Quanzhi Shu's contribution continues this re-evaluation of ‘Indochina’ in his study of Vietnamese communist revolutionary policies towards Laos since 1945. The article examines how leaders of the Indochinese Communist Party/Vietnamese Workers’ Party (ICP/VWP) actively referenced and reinterpreted existing Indochinese ideology to formulate Vietnam's strategies towards Laos (and Cambodia) following the Second World War. Based on recently declassified archival documents and memoirs, Shu argues that the Cold War context and the resulting geopolitical threat of America led ICP/VWP to engage, produce, and customise Indochinese ideology to reinforce ties with Laos (and Cambodia). At the same time, Vietnam implemented nuanced strategies to differentiate components of Indochina based on local circumstances and priorities. This article reveals a more nuanced historical dynamics of mainland Southeast Asia in the post-Second World War era, highlighting the enduring impact of ‘Indochina’ as part of the colonial legacy to the local societies.
Eileen N. Vo's article chronicles French attempts to institutionalise translation practices as part of the colonial administration's broader integrative strategy in multilingual Vietnam.
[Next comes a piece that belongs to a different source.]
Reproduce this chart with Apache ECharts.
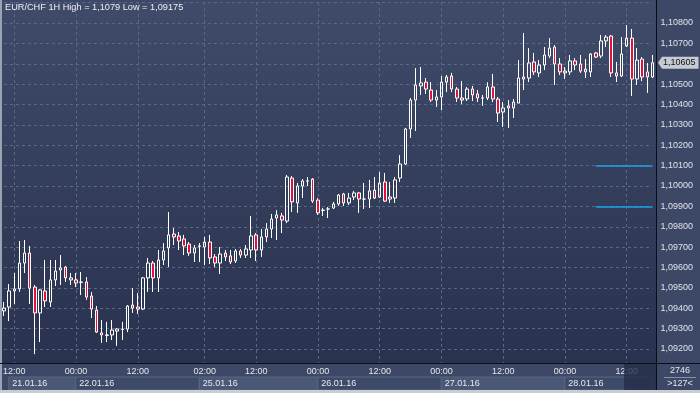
<!DOCTYPE html>
<html><head><meta charset="utf-8">
<style>html,body{margin:0;padding:0;background:#3c4866;}#c{width:700px;height:393px;}</style>
<script src="https://cdn.jsdelivr.net/npm/echarts@6/dist/echarts.min.js"></script>
</head><body><div id="c"></div>
<script>
const chartTitle = 'EUR/CHF 1H High = 1,1079 Low = 1,09175';
const sessionDates = ['21.01.16','22.01.16','25.01.16','26.01.16','27.01.16','28.01.16'];
const sessionFirstHour = [10,0,1,0,0,0];
const sessionLastHour = [23,23,23,23,23,17];
const timeLabelIdx = [2,14,26,39,49,61,73,85,97,109,121];
const dateBoxStartIdx = [1,14,38,61,85,109];
const dateBoxEndIdx = [14,38,61,85,109,126];
const dateBoxShade = [true,false,true,false,true,false];

const opens = [1.09387,1.09406,1.09485,1.09495,1.09622,1.09671,1.09504,1.09377,1.09485,1.09431,
1.09539,1.09588,1.09602,1.09539,1.09539,1.09529,1.09529,1.09460,1.09391,1.09279,
1.09269,1.09269,1.09288,1.09296,1.09298,1.09416,1.09406,1.09396,1.09549,1.09622,
1.09549,1.09637,1.09696,1.09764,1.09755,1.09740,1.09715,1.09671,1.09706,1.09701,
1.09725,1.09652,1.09622,1.09671,1.09657,1.09632,1.09681,1.09661,1.09686,1.09760,
1.09686,1.09750,1.09789,1.09843,1.09853,1.09828,1.10039,1.09917,1.10000,1.10025,
1.10034,1.09931,1.09882,1.09887,1.09892,1.09912,1.09961,1.09917,1.09946,1.09966,
1.09936,1.09936,1.09980,1.09946,1.10020,1.09936,1.09941,1.10039,1.10108,1.10280,
1.10422,1.10491,1.10510,1.10471,1.10422,1.10437,1.10510,1.10540,1.10476,1.10432,
1.10427,1.10476,1.10452,1.10432,1.10432,1.10486,1.10427,1.10363,1.10393,1.10383,
1.10407,1.10535,1.10530,1.10609,1.10555,1.10594,1.10638,1.10682,1.10599,1.10564,
1.10560,1.10614,1.10599,1.10574,1.10560,1.10653,1.10638,1.10712,1.10736,1.10555,
1.10540,1.10687,1.10726,1.10525,1.10623,1.10560,1.10535];
const closes = [1.09401,1.09485,1.09495,1.09622,1.09671,1.09499,1.09377,1.09490,1.09436,1.09539,
1.09583,1.09598,1.09549,1.09549,1.09524,1.09527,1.09455,1.09396,1.09283,1.09269,
1.09267,1.09293,1.09298,1.09298,1.09411,1.09401,1.09396,1.09549,1.09622,1.09549,
1.09637,1.09681,1.09760,1.09750,1.09730,1.09706,1.09671,1.09696,1.09704,1.09725,
1.09647,1.09622,1.09666,1.09652,1.09627,1.09681,1.09661,1.09691,1.09755,1.09686,
1.09750,1.09789,1.09838,1.09858,1.09833,1.10044,1.09922,1.10000,1.10025,1.10024,
1.09926,1.09868,1.09880,1.09887,1.09912,1.09956,1.09917,1.09941,1.09966,1.09936,
1.09936,1.09976,1.09941,1.10015,1.09926,1.09946,1.10030,1.10108,1.10280,1.10422,
1.10496,1.10506,1.10476,1.10422,1.10437,1.10510,1.10535,1.10476,1.10432,1.10422,
1.10476,1.10447,1.10432,1.10432,1.10486,1.10427,1.10358,1.10383,1.10383,1.10412,
1.10530,1.10525,1.10604,1.10560,1.10594,1.10643,1.10677,1.10599,1.10560,1.10555,
1.10614,1.10594,1.10564,1.10560,1.10648,1.10633,1.10712,1.10731,1.10555,1.10540,
1.10648,1.10726,1.10525,1.10618,1.10535,1.10535,1.10605];
const lows = [1.09362,1.09337,1.09421,1.09480,1.09573,1.09421,1.09175,1.09234,1.09406,1.09406,
1.09509,1.09514,1.09529,1.09514,1.09504,1.09465,1.09441,1.09352,1.09279,1.09230,
1.09234,1.09244,1.09215,1.09244,1.09283,1.09377,1.09372,1.09391,1.09480,1.09480,
1.09480,1.09612,1.09602,1.09710,1.09686,1.09661,1.09657,1.09627,1.09627,1.09612,
1.09617,1.09602,1.09568,1.09632,1.09617,1.09622,1.09647,1.09647,1.09647,1.09632,
1.09652,1.09725,1.09745,1.09735,1.09769,1.09818,1.09872,1.09868,1.09941,1.10000,
1.09917,1.09858,1.09853,1.09843,1.09887,1.09902,1.09902,1.09907,1.09931,1.09868,
1.09887,1.09892,1.09936,1.09941,1.09922,1.09917,1.09917,1.10020,1.10103,1.10236,
1.10270,1.10447,1.10452,1.10412,1.10388,1.10373,1.10461,1.10461,1.10412,1.10402,
1.10417,1.10417,1.10412,1.10393,1.10422,1.10412,1.10314,1.10290,1.10285,1.10334,
1.10407,1.10471,1.10510,1.10545,1.10535,1.10569,1.10628,1.10496,1.10545,1.10525,
1.10545,1.10569,1.10555,1.10530,1.10535,1.10628,1.10628,1.10682,1.10535,1.10510,
1.10535,1.10682,1.10442,1.10496,1.10515,1.10457,1.10530];
const highs = [1.09431,1.09519,1.09573,1.09730,1.09735,1.09706,1.09514,1.09495,1.09637,1.09637,
1.09637,1.09661,1.09607,1.09573,1.09573,1.09578,1.09553,1.09480,1.09411,1.09342,
1.09333,1.09342,1.09303,1.09333,1.09416,1.09499,1.09475,1.09553,1.09647,1.09632,
1.09686,1.09720,1.09872,1.09794,1.09774,1.09760,1.09725,1.09710,1.09720,1.09750,
1.09760,1.09666,1.09701,1.09686,1.09686,1.09691,1.09691,1.09710,1.09853,1.09769,
1.09789,1.09818,1.09863,1.09882,1.09868,1.10054,1.10049,1.10015,1.10034,1.10044,
1.10039,1.09941,1.09892,1.09897,1.09922,1.09961,1.09966,1.09966,1.09976,1.09971,
1.10015,1.10030,1.10044,1.10069,1.10064,1.10020,1.10044,1.10152,1.10285,1.10432,
1.10579,1.10584,1.10530,1.10510,1.10471,1.10540,1.10545,1.10555,1.10486,1.10515,
1.10486,1.10491,1.10471,1.10447,1.10510,1.10550,1.10437,1.10412,1.10422,1.10427,
1.10618,1.10751,1.10677,1.10653,1.10618,1.10682,1.10726,1.10692,1.10628,1.10584,
1.10643,1.10628,1.10643,1.10623,1.10653,1.10658,1.10741,1.10741,1.10741,1.10609,
1.10731,1.10790,1.10771,1.10677,1.10633,1.10604,1.10643];

const lastPrice = 1.10605;
const levelLines = [1.1010, 1.0990];
const levelStartIdx = 115;
const yMin = 1.091313, yMax = 1.109031;
const barCountText = '2746';
const barsBackText = '>127<';

const categories = [];
sessionDates.forEach((d, i) => {
  for (let h = sessionFirstHour[i]; h <= sessionLastHour[i]; h++) {
    categories.push(d + ' ' + String(h).padStart(2, '0') + ':00');
  }
});
const candleData = opens.map((o, i) => [o, closes[i], lows[i], highs[i]]);
const timeLabelSet = new Set(timeLabelIdx);
const FONT = 'Liberation Sans, Arial, sans-serif';
const fmtPrice = v => v.toFixed(5).replace('.', ',');

const chart = echarts.init(document.getElementById('c'), null, {renderer: 'canvas'});
const lastIdx = categories.length - 1;
const levelStyle = {color: '#18a4ea', width: 1.5, type: 'solid', opacity: 1};

const option = {
  backgroundColor: '#3c4866',
  animation: false,
  title: {
    text: chartTitle, left: 5, top: 3, padding: 0,
    textStyle: {color: '#eef0f4', fontSize: 9.2, fontWeight: 'normal', fontFamily: FONT}
  },
  grid: [
    {left: 3.6, right: 47.6, top: 2, height: 361},
    {left: 3.6, right: 47.6, top: 377, height: 13}
  ],
  xAxis: [
    {
      type: 'category', gridIndex: 0, data: categories, boundaryGap: false,
      axisLine: {show: false}, axisTick: {show: false},
      axisLabel: {
        interval: (i) => timeLabelSet.has(i),
        formatter: v => v.split(' ')[1],
        color: '#e3e7ee', fontSize: 9, margin: 4, fontFamily: FONT
      },
      splitLine: {show: true, interval: (i) => timeLabelSet.has(i),
        lineStyle: {color: '#5a6888', type: [3, 3], width: 1}}
    },
    {type: 'category', gridIndex: 1, data: categories, boundaryGap: false, show: false}
  ],
  yAxis: [
    {
      type: 'value', gridIndex: 0, position: 'right', min: yMin, max: yMax, splitNumber: 17,
      axisLine: {show: false}, axisTick: {show: false},
      axisLabel: {
        formatter: v => {
          const k = v * 1000;
          if (Math.abs(k - Math.round(k)) > 1e-6 || v > 1.1085) return '';
          return fmtPrice(v);
        },
        color: '#dfe3ea', fontSize: 9, margin: 8, align: 'left', fontFamily: FONT
      },
      splitLine: {show: true, lineStyle: {color: '#5a6888', type: [3, 3], width: 1}}
    },
    {type: 'value', gridIndex: 1, min: 0, max: 1, show: false}
  ],
  series: [
    {
      type: 'candlestick', xAxisIndex: 0, yAxisIndex: 0, data: candleData,
      barWidth: 3, clip: false, z: 3,
      itemStyle: {
        color: 'rgba(0,0,0,0)', color0: '#e0123a',
        borderColor: '#ffffff', borderColor0: '#ffffff', borderWidth: 1
      },
      markLine: {
        silent: true, symbol: ['none', 'none'], animation: false,
        lineStyle: levelStyle,
        label: {show: false},
        data: [
          [{coord: [categories[levelStartIdx], levelLines[0]], lineStyle: levelStyle}, {coord: [categories[lastIdx], levelLines[0]]}],
          [{coord: [categories[levelStartIdx], levelLines[1]], lineStyle: levelStyle}, {coord: [categories[lastIdx], levelLines[1]]}]
        ]
      }
    },
    {
      type: 'line', xAxisIndex: 1, yAxisIndex: 1, data: [], silent: true,
      markArea: {
        silent: true,
        label: {show: true, position: 'insideLeft', color: '#e6e9ef', fontSize: 9, distance: 4, fontFamily: FONT},
        data: sessionDates.map((d, i) => [
          {xAxis: categories[dateBoxStartIdx[i]], name: d,
            itemStyle: {color: dateBoxShade[i] ? '#4b5875' : '#3e4b68', borderColor: '#5a6782', borderWidth: 1}},
          {xAxis: categories[dateBoxEndIdx[i]]}
        ])
      }
    }
  ]
};
chart.setOption(option);

const c121 = chart.convertToPixel({xAxisIndex: 0}, categories[timeLabelIdx[timeLabelIdx.length - 1]]);
const c122 = chart.convertToPixel({xAxisIndex: 0}, categories[timeLabelIdx[timeLabelIdx.length - 1] + 1]);
const half = (c122 - c121) / 2;
const yLast = chart.convertToPixel({yAxisIndex: 0}, lastPrice);

chart.setOption({
  graphic: [
    {type: 'rect', id: 'plotbg', z: -10, silent: true, shape: {x: 2, y: 2, width: 654, height: 361},
      style: {fill: new echarts.graphic.LinearGradient(0, 0, 0, 1, [{offset: 0, color: '#3f4b69'}, {offset: 1, color: '#29324f'}])}},
    {type: 'rect', id: 'lb', z: 50, silent: true, shape: {x: 0, y: 0, width: 2, height: 393}, style: {fill: '#9aa3b4'}},
    {type: 'rect', id: 'bb', z: 50, silent: true, shape: {x: 0, y: 390, width: 700, height: 3}, style: {fill: '#c9cdd4'}},
    {type: 'line', id: 'hl', z: 50, silent: true, shape: {x1: 0, y1: 363.5, x2: 700, y2: 363.5}, style: {stroke: '#0a0e16', lineWidth: 1}},
    {type: 'line', id: 'vl', z: 50, silent: true, shape: {x1: 656.5, y1: 0, x2: 656.5, y2: 390}, style: {stroke: '#0a0e16', lineWidth: 1}},
    {type: 'polygon', id: 'arrow', z: 50, silent: true,
      shape: {points: [[658, yLast], [662, yLast - 6], [662, yLast + 6]]}, style: {fill: '#c6cad2'}},
    {type: 'text', id: 'price', z: 51, silent: true, x: 662, y: yLast,
      style: {text: fmtPrice(lastPrice), fill: '#111111', font: '9px ' + FONT,
        backgroundColor: '#c6cad2', padding: [2, 3, 1, 1], textAlign: 'left', textVerticalAlign: 'middle'}},
    {type: 'rect', id: 'dark', z: 40, silent: true, shape: {x: c121 - half, y: 364, width: 656 - (c121 - half), height: 26},
      style: {fill: 'rgba(36,45,72,0.78)'}},
    {type: 'text', id: 't1', z: 50, silent: true, x: 680, y: 371,
      style: {text: barCountText, fill: '#e3e7ee', font: '9px ' + FONT, textAlign: 'center', textVerticalAlign: 'middle'}},
    {type: 'line', id: 'sep', z: 50, silent: true, shape: {x1: 664, y1: 377.5, x2: 696, y2: 377.5}, style: {stroke: '#8791a6', lineWidth: 1}},
    {type: 'text', id: 't2', z: 50, silent: true, x: 680, y: 384,
      style: {text: barsBackText, fill: '#e3e7ee', font: '9px ' + FONT, textAlign: 'center', textVerticalAlign: 'middle'}}
  ]
});
</script>
</body></html>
Focusing on the understudied role of local translators and their uneven relationship with the French authorities, Vo examines the colonial state's efforts to extend control over language use as well as over local interpreters who were viewed as a potential risk due to their ability to alter information, control dissemination, and shape meaning. Through her analysis of the establishment and promotion of quốc ngữ, Vo demonstrates how translation and its operationalisation became a contested issue for different stakeholders in colonial Vietnam. The article argues that despite state attempts to regulate translation via educational training enhancements and the expansion of legal protocols, linguistic shortcomings remained an ongoing reality for the colonial administration.
Shifting to contemporary times, Anne Raffin's study examines the motivations behind French and (returning) Laotian retiree migration to mainland Southeast Asia in general and to ‘Indochina’ in particular. Focusing primarily on French retirees’ accounts of migration, the study considers the role of colonial history in influencing their decision to retire in Indochina. Focusing on Sihanoukville in Cambodia and Vientiane in Laos, Raffin asks why would French pensioners choose to retire in these former colonial spaces. Responding to theoretical limitations in the study of international retirement migration, Raffin's research points to the way historical, imagined, or symbolic connections to French Indochina create hybrid identities, relationships and circumstances that inspire the decisions to migrate.
Our final article takes us away from the Southeast Asian mainland to British Malaya and the figure of P. Ramlee, the noted film actor and director whose work promoting local Malay stories and themes has been deemed foundational to Malaysian national cinema and associated with cultural nationalism campaigns. Yeo Min Hui presents an understudied episode of Ramlee's career that featured the artist's attempt to export the production of Malay films to Hong Kong. Yeo argues that Ramlee's ‘Hong Kong endeavour’ reflects transnational ‘occurrences’ that emerged during what is regarded as a significant period in the heyday of Malay film. Through a close study of Ramlee's time in Hong Kong, Yeo posits that Ramlee himself envisioned a more transnational vision of Malay cinema, despite domestic stakeholders (unions/labour activists) feeling otherwise. Bringing together the histories of Hong Kong, Malay, and Malaysian cinema, the article suggests that the development and expansion of Malay film was constituted by connections to other Asian-based film industries in China (and Japan) as much as it was a product of local Malay initiative.
Our research articles are followed by our book review section, featuring a review article on musical creativity and the state of Southeast Asian music studies by Adil Johan. As always, we wish to thank all of our contributing authors and anonymous reviewers who have made this issue possible.